Art & Hyperreality: reconsidering the notion of art as representation.

11 de noviembre de 2010
Jeppe Hein. Reflecting Object, 2006
Jeppe Hein. Reflecting Object, 2006

In 1975, upon returning to Italy from a long journey to the West of the USA, Umberto Eco published Travels in Hyperreality. With this seminal essay, he pondered on a new state of culture – hyperreality – within which the notion of original and copy or replica, cease to exist; or wherein which the common notions of real and fake – which imply a hierarchy between two objects – are no longer valid. Indeed, sometimes, the fake is more “real” than the original, given the specificity of the context in which it may be experienced. Taking our cue from his conclusions, one could say that, whereas the notion of original and replica no longer can be sustained in our post-industrial society, the notion of art as representation may also need to be re-assessed.
With the invention of the Ready-Made, Marcel Duchamp put the notion of artistic intent at the core of the art making practice. Questioning the very notion of art as object, he may in fact be the first to have enacted this shift into hyperreality. The bottle holder or the urinal, once displaced, may appear more real than when relegated to their purely utilitarian function, in the kitchen of the toilet.
Since then, art making has more often consisted in the staging of various cultural fragments, and/or in the production of objects that borrowed from mass production, either as process or as objects (or a combination thereof). To produce artworks for an exhibition today, one needs electricians, bricklayers, sign painters, carpenters or engineers, in addition to the registrars and installation crew. The works on view will more often than not be built or staged for the purpose of a specific exhibition and possibly destroyed thereafter, to be rebuilt elsewhere.
The process of art making has hence become much closer to “reality” than when artistic practice was predicated by the mastery of painting, etching, drawing or sculpture. That shift is of course seminal, in understanding how contemporary art differs from more classical counterparts. Indeed, even classical forms (drawing, painting, or sculpture) have been affected by these shifts, if only because choosing to stick to these more canonical ways is in itself a conceptual statement.

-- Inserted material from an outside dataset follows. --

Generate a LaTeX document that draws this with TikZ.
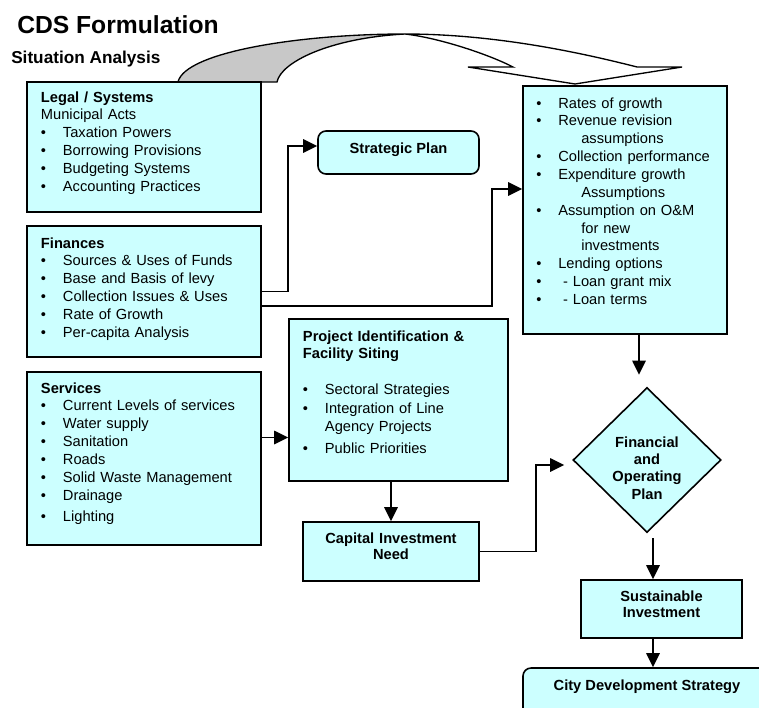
\documentclass[tikz,border=0pt]{standalone}
\usepackage{fontspec}
\setmainfont{Liberation Sans}
\usetikzlibrary{arrows.meta,positioning,shapes.geometric,calc}
\definecolor{blkfill}{RGB}{204,255,255}
\definecolor{foldgrey}{RGB}{200,200,200}
\newcommand{\bul}{\makebox[16.5pt][l]{\textbullet}}
\newcommand{\cont}{\hspace*{33.75pt}}

\begin{document}
\begin{tikzpicture}[x=0.75pt,y=-0.75pt,>={Triangle[length=10.5pt,width=10pt]},
  blk/.style={draw,fill=blkfill,line width=1.2pt,inner sep=0pt},
  listtxt/.style={anchor=base west,inner sep=0pt,text width=#1,align=left,font=\fontsize{11}{13.4}\selectfont},
  headtxt/.style={align=center,font=\fontsize{11}{12.3}\selectfont\bfseries,text height=8pt},
  arr/.style={->,line width=1.3pt}]
\useasboundingbox (0,0) rectangle (759,707);

% turning arrow over the top
\filldraw[fill=white,line width=1pt] (405,34) .. controls (500,34) and (590,55) .. (637,67) -- (682,67) -- (575,84) -- (468,67) -- (513,67) .. controls (490,55) and (440,38) .. (405,34) -- cycle;
\filldraw[fill=foldgrey,line width=1pt] (178,82) .. controls (185,52) and (300,34) .. (405,34) .. controls (330,38) and (281,62) .. (277,82) -- cycle;

\node[anchor=base west,inner sep=0pt,font=\fontsize{18.5}{22}\selectfont\bfseries] (title) at (17,33) {CDS Formulation};
\node[anchor=base west,inner sep=0pt,font=\fontsize{12.9}{15}\selectfont\bfseries] (sitn) at (11,63) {Situation Analysis};

% left column
\node[blk,minimum width=175.5pt,minimum height=97.5pt] (legal) at (144,147) {};
\node[listtxt=170pt] (legaltxt) at (40.7,102) {\textbf{Legal / Systems}\\Municipal Acts\\\bul Taxation Powers\\\bul Borrowing Provisions\\\bul Budgeting Systems\\\bul Accounting Practices};
\node[blk,minimum width=175.5pt,minimum height=98.25pt] (fin) at (144,291.5) {};
\node[listtxt=170pt] (fintxt) at (40.7,248) {\textbf{Finances}\\\bul Sources \& Uses of Funds\\\bul Base and Basis of levy\\\bul Collection Issues \& Uses\\\bul Rate of Growth\\\bul Per-capita Analysis};
\node[blk,minimum width=175.5pt,minimum height=129.75pt] (svc) at (144,458.5) {};
\node[listtxt=170pt] (svctxt) at (40.7,393) {\textbf{Services}\\\bul Current Levels of services\\\bul Water supply\\\bul Sanitation\\\bul Roads\\\bul Solid Waste Management\\\bul Drainage\\[2.5pt]\bul Lighting};

% middle column
\node[blk,rounded corners=6pt,minimum width=120.75pt,minimum height=32.25pt,headtxt,text depth=7.25pt] (strat) at (398.5,152.5) {Strategic Plan};
\node[blk,minimum width=164.25pt,minimum height=121.5pt] (proj) at (398.5,400) {};
\node[listtxt=155pt] (projtxt) at (302.7,341) {\textbf{Project Identification \&}\\\textbf{Facility Siting}\\[13pt]\bul Sectoral Strategies\\[1pt]\bul Integration of Line\\\hspace*{16.5pt}Agency Projects\\[3pt]\bul Public Priorities};
\node[blk,minimum width=132pt,minimum height=44.25pt,headtxt,text width=125pt,text depth=20.75pt] (cap) at (391,551.5) {Capital Investment\\Need};

% right column
\node[blk,minimum width=153pt,minimum height=186pt] (rb) at (625,210) {};
\node[listtxt=145pt] (rbtxt) at (536,108) {\bul Rates of growth\\\bul Revenue revision\\\cont assumptions\\\bul Collection performance\\\bul Expenditure growth\\\cont Assumptions\\\bul Assumption on O\&M\\\cont for new\\\cont investments\\\bul Lending options\\\bul\ - Loan grant mix\\\bul\ - Loan terms};
\node[diamond,blk,aspect=1,minimum width=111pt,minimum height=108.75pt,align=center,text width=62pt,font=\fontsize{11}{13}\selectfont\bfseries,text height=8pt,text depth=27.5pt] (fop) at (647,460) {Financial\\and\\Operating\\Plan};
\node[blk,minimum width=120.75pt,minimum height=43.5pt,headtxt,text width=115pt,text depth=20pt] (sust) at (661.5,609) {Sustainable\\Investment};
\node[blk,rounded corners=6pt,minimum width=186pt,minimum height=45pt,headtxt,text depth=20pt] (city) at (647,698) {City Development Strategy};

% connectors
\draw[arr] (fin.east) -| ($(strat.west)+(-29,-6.5)$) -- ($(strat.west)+(0,-6.5)$);
\draw[arr] ($(fin.east)+(0,14.5)$) -| ($(rb.west)+(-30,-21)$) -- ($(rb.west)+(0,-21)$);
\coordinate (svcout) at ($(svc.east)+(0,-21)$);
\draw[arr] (svcout) -- (svcout -| proj.west);
\draw[arr] (proj.south -| cap.north) -- (cap.north);
\draw[arr] (cap.east) -| ($(fop.west)+(-36,5)$) -- ($(fop.west)+(-8,5)$);
\coordinate (fopin) at ($(fop.north)+(-8,-12)$);
\draw[arr] (rb.south -| fopin) -- (fopin);
\coordinate (fopout) at ($(fop.south)+(6,5)$);
\draw[arr] (fopout) -- (fopout |- sust.north);
\draw[arr] (sust.south -| fopout) -- (fopout |- city.north);
\end{tikzpicture}
\end{document}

Meanwhile, reality has become increasingly complexified by the advent of multiple virtual extensions. Time and space vary according to new parameters, and the multiplied forms of communication and experience sharing in today’s world call for a continued re-thinking of what such words as “now”, “then”, “here” and “there” may in fact signify. Increasingly, one’s daily routine is mediated, and so are human relationships, which can be developed and maintained without people ever meeting in the “real” space. This pre-eminent mediation of experience has progressively re-mapped one’s notion of space, time, as well as one’s notion of the real. One spends an enormous amount of time in front of a screen switching between spreadsheets and chat windows, text and moving images, real time weather report and email. One’s body might as well be reduced to eyes, ears and fingers.
On screen, the hierarchy of information changes, as well as the perception of it. One may for instance have a more acute sense of what is happening thousands of miles away than down the street, and it is fascinating to think that one may in fact learn about what’s around the corner only when it becomes juxtaposed to a world summit or a natural catastrophe on the other side of the planet.

In that sense, Hyperreality could therefore be a useful recourse, to describe the current state of culture, in which art may in fact be more “real” than the reality it relates to. In truth, one may recall Oscar Wilde’s famous quote, that proposed that “Life imitates art”, over a hundred years ago. Yet it is really the Twentieth Century that has demonstrated that Wilde’s quote has actually proved to be more than just a prophecy.